Harold & Kumar Go to White Castle is seen by many as one of the definitive stoner comedies. Upon its release back in 2004, it received positive reviews praising the chemistry between leads John Cho and Kal Penn, as well as its subversion of racial stereotypes to create its humor. The film made just $23.9 million at the worldwide box office (on a $9 million budget), but its cult following led to two sequels: 2008's Harold & Kumar Escape from Guantanamo Bay and 2011's A Very Harold & Kumar 3D Christmas.
Danny Leiner directed that first film, but he did not return for either of its followups. After more than a decade away from the franchise, the filmmaker has an idea to bring the series back, but with a twist. On the latest episode of Adi Shankar's Bootleg Universe Pitch Show (watch it above), Leiner explained his idea for a dark, dramatic Harold & Kumar reboot.
Citing his desire to spread his wings as a director, Leiner reveals that his idea involves the two protagonists "working their way out of the urban vice," an environment that sees Harold and Kumar dealing with drugs, their parents, and the various challenges growing up presents as they try to break free from the ghetto. Leiner states that since this is a clean reboot, the ethnicities of the characters could change. He pitches a story of two white males living in a bad part of New Jersey, for example.

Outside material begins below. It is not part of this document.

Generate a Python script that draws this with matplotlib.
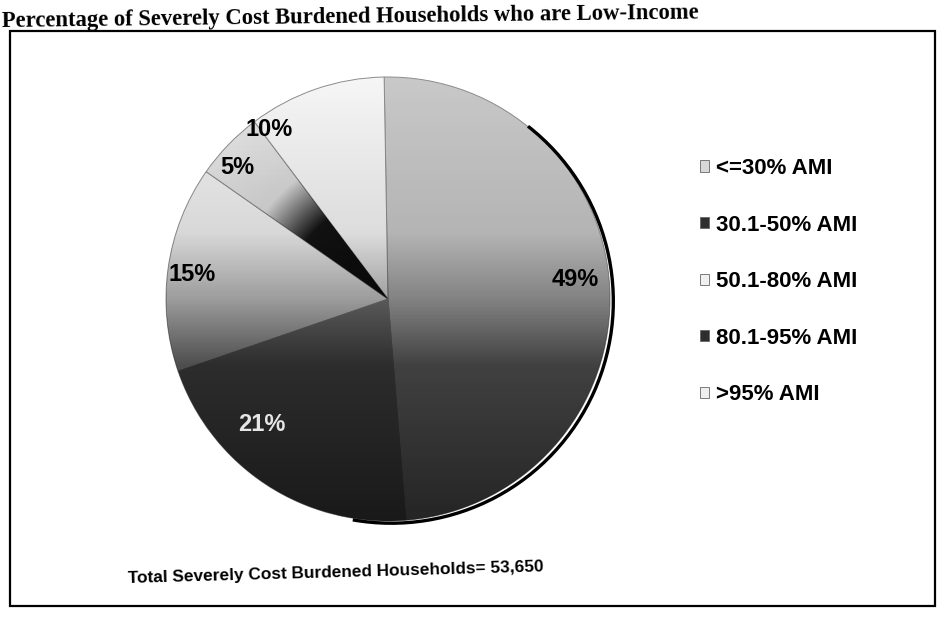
import numpy as np
import matplotlib
matplotlib.use("Agg")
import matplotlib.pyplot as plt
from matplotlib.patches import Circle, Rectangle, Arc, Patch

categories = ["<=30% AMI", "30.1-50% AMI", "50.1-80% AMI", "80.1-95% AMI", ">95% AMI"]
shares = [49, 21, 15, 5, 10]
title = "Percentage of Severely Cost Burdened Households who are Low-Income"
footer = "Total Severely Cost Burdened Households= 53,650"

base_colors = ["#c8c8c8", "#8a8a8a", "#f0f0f0", "#e4e4e4", "#f5f5f5"]
legend_colors = ["#d8d8d8", "#2e2e2e", "#f0f0f0", "#2e2e2e", "#eeeeee"]
label_colors = ["black", "#e6e6e6", "black", "black", "black"]
dark_core = [False, False, False, True, False]
# label placement tweaks (angle shift in degrees, radius fraction)
label_shift = [3, -12, 1, 3, 16]
label_r = [0.85, 0.80, 0.89, 0.90, 0.93]

fig = plt.figure(figsize=(9.39, 6.24), dpi=100)
fig.patch.set_facecolor("white")

cx, cy, rpx, lim = 388, 299, 222, 1.03
half = rpx * lim
ax = fig.add_axes([(cx - half) / 939, (624 - cy - half) / 624, 2 * half / 939, 2 * half / 624])
ax.set_aspect("equal")
wedges, texts, autotexts = ax.pie(
    shares, colors=base_colors, startangle=91, counterclock=False,
    autopct=lambda p: f"{p:.0f}%", pctdistance=0.86, radius=1.0,
    wedgeprops=dict(edgecolor="#8c8c8c", linewidth=0.7),
    textprops=dict(fontsize=17, fontweight="bold",
                   family=["Liberation Sans", "DejaVu Sans"]))
for w, t, c, s, r in zip(wedges, autotexts, label_colors, label_shift, label_r):
    ang = np.deg2rad((w.theta1 + w.theta2) / 2 + s)
    t.set_position((r * np.cos(ang), r * np.sin(ang)))
    t.set_color(c)
    t.set_zorder(10)

# vertical shading imitating the scanned 3D gradient
ys = np.linspace(1, -1, 300)
alpha = np.interp(-ys, [-1, -0.3, 0.0, 0.3, 1.0], [0.0, 0.1, 0.35, 0.68, 0.82])
grad = np.zeros((300, 2, 4))
grad[..., 3] = alpha[:, None]
im = ax.imshow(grad, extent=[-1, 1, -1, 1], zorder=3, aspect="auto",
               interpolation="bilinear")
im.set_clip_path(Circle((0, 0), 1.0, transform=ax.transData))

# dark core near the centre for the thin slice (as in the scan)
gx, gy = np.meshgrid(np.linspace(-1, 1, 300), np.linspace(1, -1, 300))
rr = np.hypot(gx, gy)
core = np.zeros((300, 300, 4))
core[..., 3] = np.interp(rr, [0, 0.45, 0.68, 1.0], [0.95, 0.92, 0.05, 0.0])
for w, d in zip(wedges, dark_core):
    if d:
        cim = ax.imshow(core, extent=[-1, 1, -1, 1], zorder=3.5, aspect="auto",
                        interpolation="bilinear")
        cim.set_clip_path(w)

ax.add_patch(Arc((0.015, -0.01), 2.0, 2.0, theta1=-100, theta2=52,
                 color="black", lw=2.4, zorder=4))
ax.set_xlim(-lim, lim)
ax.set_ylim(-lim, lim)
ax.axis("off")

handles = [Patch(facecolor=c, edgecolor="#666666", linewidth=0.6) for c in legend_colors]
leg = fig.legend(handles, categories, loc="upper left",
                 bbox_to_anchor=(680 / 939, 1 - 138 / 624),
                 frameon=False, handlelength=0.4, handleheight=0.4,
                 handletextpad=0.3, labelspacing=1.6,
                 prop=dict(size=16, weight="bold",
                           family=["Liberation Sans", "DejaVu Sans"]))

fig.text(0.002, 1 - 27 / 624, title, ha="left", va="baseline", rotation=0.7,
         rotation_mode="anchor", fontsize=16.3, fontweight="bold",
         family=["Liberation Serif", "DejaVu Serif"])
fig.text(128 / 939, 1 - 583 / 624, footer, ha="left", va="baseline", rotation=1.6,
         rotation_mode="anchor", fontsize=12.4, fontweight="bold",
         family=["Liberation Sans", "DejaVu Sans"])

fig.patches.append(Rectangle((10 / 939, 1 - 606 / 624), 0.996 - 10 / 939, (606 - 31) / 624,
                             transform=fig.transFigure, fill=False,
                             edgecolor="black", linewidth=1.6))

fig.savefig("out.png", dpi=100, facecolor="white")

Leiner makes a point to say that the characteristics and goals of Harold and Kumar would be the same from his original comedy; Kumar is growing up and struggling with the transition into adulthood, while Harold has to learn what it takes to become a man. The only difference is that the reboot approaches this premise from a far more serious angle. Instead of smoking weed, Leiner proposes the two friends are hooked on cocaine or meth as they struggle with school and employment. They make an effort to kick their drug habit by embarking on a road trip together (possibly stopping to get a burger along the way) and try to figure out the next step of their lives.
In terms of casting, Leiner suggests that Shankar himself would be a great choice for Kumar. He envisions Bobby Lee (who made a cameo in the first film as Kenneth Park) portraying the new Harold, saying that Lee possesses the depth it would take to convincingly pull off a disturbing performance. In place of Neil Patrick Harris' memorable role as himself, Leiner would use Ryan Gosling (citing Gosling's prowess as a dramatic actor) as someone who meets up with Harold and Kumar on their road trip. Gosling is starting to loosen up and have some fun with his movie choices (see: The Nice Guys), but there's no denying he has the dramatic chops for a truly unsettling turn.

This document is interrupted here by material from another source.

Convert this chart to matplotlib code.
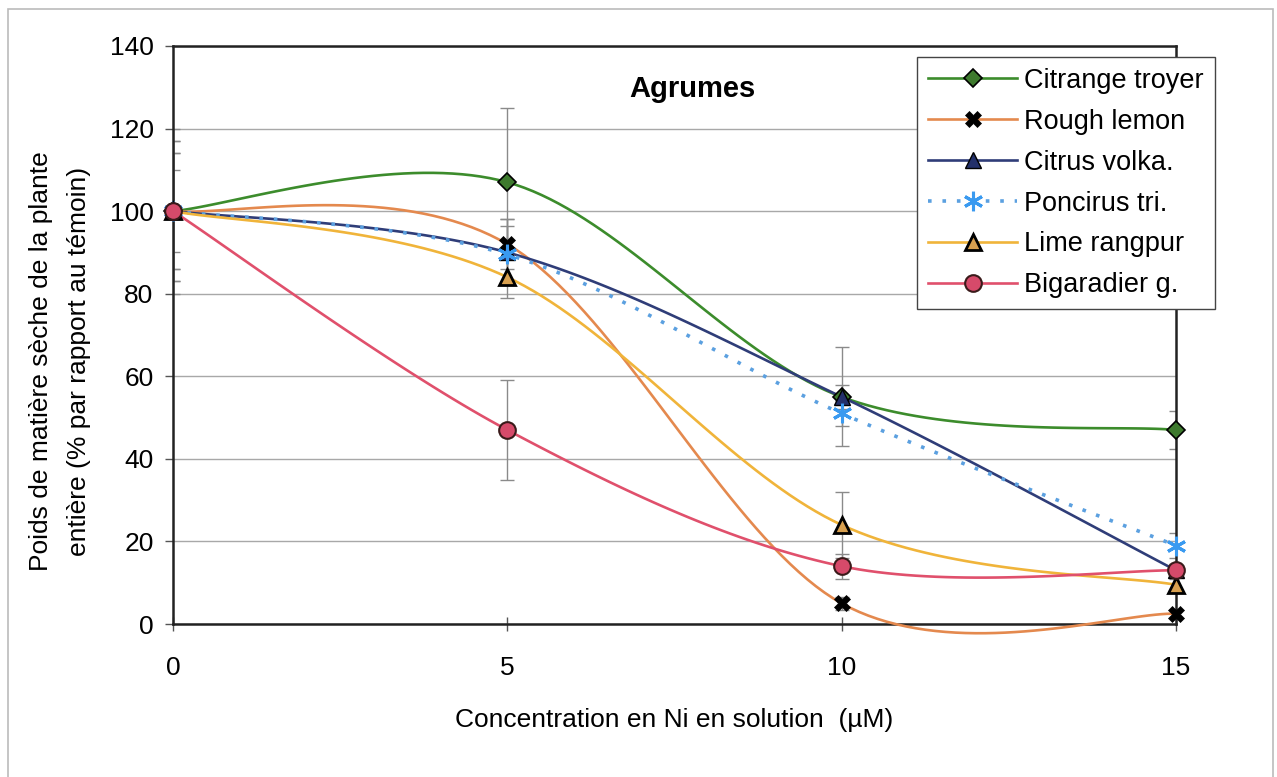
import numpy as np
import matplotlib
matplotlib.use("Agg")
import matplotlib.pyplot as plt
from matplotlib.patches import Rectangle

plt.rcParams['font.family'] = ['Liberation Sans', 'DejaVu Sans']

# Data
conc = [0, 5, 10, 15]
series = ['Citrange troyer', 'Rough lemon', 'Citrus volka.', 'Poncirus tri.', 'Lime rangpur', 'Bigaradier g.']
citrange = [100, 107, 55, 47]
rough_lemon = [100, 92, 5, 2.5]
citrus_volka = [100, 90, 55, 13]
poncirus = [100, 89.5, 51, 19]
lime = [100, 84, 24, 9.5]
bigaradier = [100, 47, 14, 13]

citrange_err = [20, 18, 12, 4.5]
rough_lemon_err = [14, 6, 1.5, 1]
citrus_volka_err = [10, 8, 3, 1.5]
poncirus_err = [17, 7, 3, 3]
lime_err = [17, 5, 8, 1.5]
bigaradier_err = [14, 12, 3, 1.5]


def smooth(x, y, n=40):
    # excel-like smoothed line (bezier through the points)
    x = np.asarray(x, float)
    y = np.asarray(y, float)
    px = np.concatenate([[x[0]], x, [x[-1]]])
    py = np.concatenate([[y[0]], y, [y[-1]]])
    xs, ys = [], []
    t = np.linspace(0, 1, n)
    for i in range(1, len(px) - 2):
        p0 = np.array([px[i], py[i]])
        p3 = np.array([px[i + 1], py[i + 1]])
        b1 = p0 + (np.array([px[i + 1], py[i + 1]]) - np.array([px[i - 1], py[i - 1]])) / 6
        b2 = p3 - (np.array([px[i + 2], py[i + 2]]) - np.array([px[i], py[i]])) / 6
        pts = ((1 - t) ** 3)[:, None] * p0 + (3 * (1 - t) ** 2 * t)[:, None] * b1 \
            + (3 * (1 - t) * t ** 2)[:, None] * b2 + (t ** 3)[:, None] * p3
        xs.extend(pts[:, 0])
        ys.extend(pts[:, 1])
    return np.array(xs), np.array(ys)


fig = plt.figure(figsize=(12.77, 7.77), dpi=100)
ax = fig.add_axes([0.1355, 0.1969, 0.7854, 0.7439])

data = [citrange, rough_lemon, citrus_volka, poncirus, lime, bigaradier]
errs = [citrange_err, rough_lemon_err, citrus_volka_err, poncirus_err, lime_err, bigaradier_err]
line_colors = ['#3c8c2c', '#e4894e', '#2f3d78', '#5ba0e0', '#f0b43a', '#e0506c']
styles = [
    dict(marker='D', ms=9, mfc='#3e7a2e', mec='black', mew=1.2),
    dict(marker='X', ms=11, mfc='black', mec='black', mew=0.5),
    dict(marker='^', ms=11, mfc='#23306a', mec='black', mew=1.0),
    dict(marker=(6, 2, 0), ms=14, mfc='#3a9af0', mec='#3a9af0', mew=2.2),
    dict(marker='^', ms=11, mfc='#d8a050', mec='black', mew=2.0),
    dict(marker='o', ms=12, mfc='#d64a6a', mec='#3a1a1a', mew=1.5),
]
linestyles = ['-', '-', '-', (0, (1, 3)), '-', '-']

for vals, err in zip(data, errs):
    ax.errorbar(conc, vals, yerr=err, fmt='none', ecolor='#8a8a8a', elinewidth=1,
                capsize=5, capthick=1, zorder=2)

handles = []
for name, vals, col, st, ls in zip(series, data, line_colors, styles, linestyles):
    sx, sy = smooth(conc, vals)
    lw = 2.6 if ls != '-' else 1.9
    ax.plot(sx, sy, color=col, lw=lw, ls=ls, zorder=3, clip_on=False)
    ax.plot(conc, vals, ls='none', zorder=4, clip_on=False, **st)
    h, = ax.plot([], [], color=col, lw=lw, ls=ls, **st)
    h.set_label(name)
    handles.append(h)

ax.set_xlim(0, 15)
ax.set_ylim(0, 140)
ax.set_xticks(conc)
ax.set_yticks(range(0, 141, 20))
ax.yaxis.grid(True, color='#a8a8a8', lw=1)
ax.set_axisbelow(True)
for sp in ax.spines.values():
    sp.set_color('#222222')
    sp.set_linewidth(1.8)

ax.tick_params(axis='y', direction='out', length=6, width=1, color='#555555', labelsize=19, pad=8)
ax.tick_params(axis='x', direction='inout', length=10, width=1, color='#555555', labelsize=19, pad=18)

ax.set_xlabel('Concentration en Ni en solution  (µM)', fontsize=19, labelpad=20)
ax.set_ylabel('Poids de matière sèche de la plante\nentière (% par rapport au témoin)', fontsize=19,
              linespacing=1.7)
ax.yaxis.set_label_coords(-0.082, 0.455)

ax.text(0.5175, 0.925, 'Agrumes', transform=ax.transAxes, ha='center', va='center',
        fontsize=21, fontweight='bold')

leg = ax.legend(handles=handles, loc='upper left', bbox_to_anchor=(0.742, 0.981),
                fontsize=19.5, frameon=True, fancybox=False, framealpha=1,
                edgecolor='#444444', handlelength=3.3, handletextpad=0.25,
                labelspacing=0.55, borderpad=0.4, borderaxespad=0)
leg.get_frame().set_linewidth(1.0)
leg.set_zorder(10)

# outer chart frame
fig.patches.append(Rectangle((8 / 1277, -0.05), 1265 / 1277, 1 - 9 / 777 + 0.05,
                             transform=fig.transFigure, fill=False,
                             edgecolor='#bbbbbb', lw=1.2))

fig.savefig('out.png', dpi=100)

It's a fascinating concept, and there's no limit to how far Leiner is willing to go. He cites Requiem for a Dream as a primary source of influence, which hammers home the "no laughs" mantra he reiterates throughout the video. As shocking and off-putting as it might be, this pitch would arguably be the best way to handle a Harold & Kumar reboot. Essentially remaking the first movie with the same tone would be pointless, but going in a whole different direction with such a drastic shift would give the franchise a new level of intrigue. If Hollywood were to ever take Leiner up on his idea, it could even be an Oscar contender.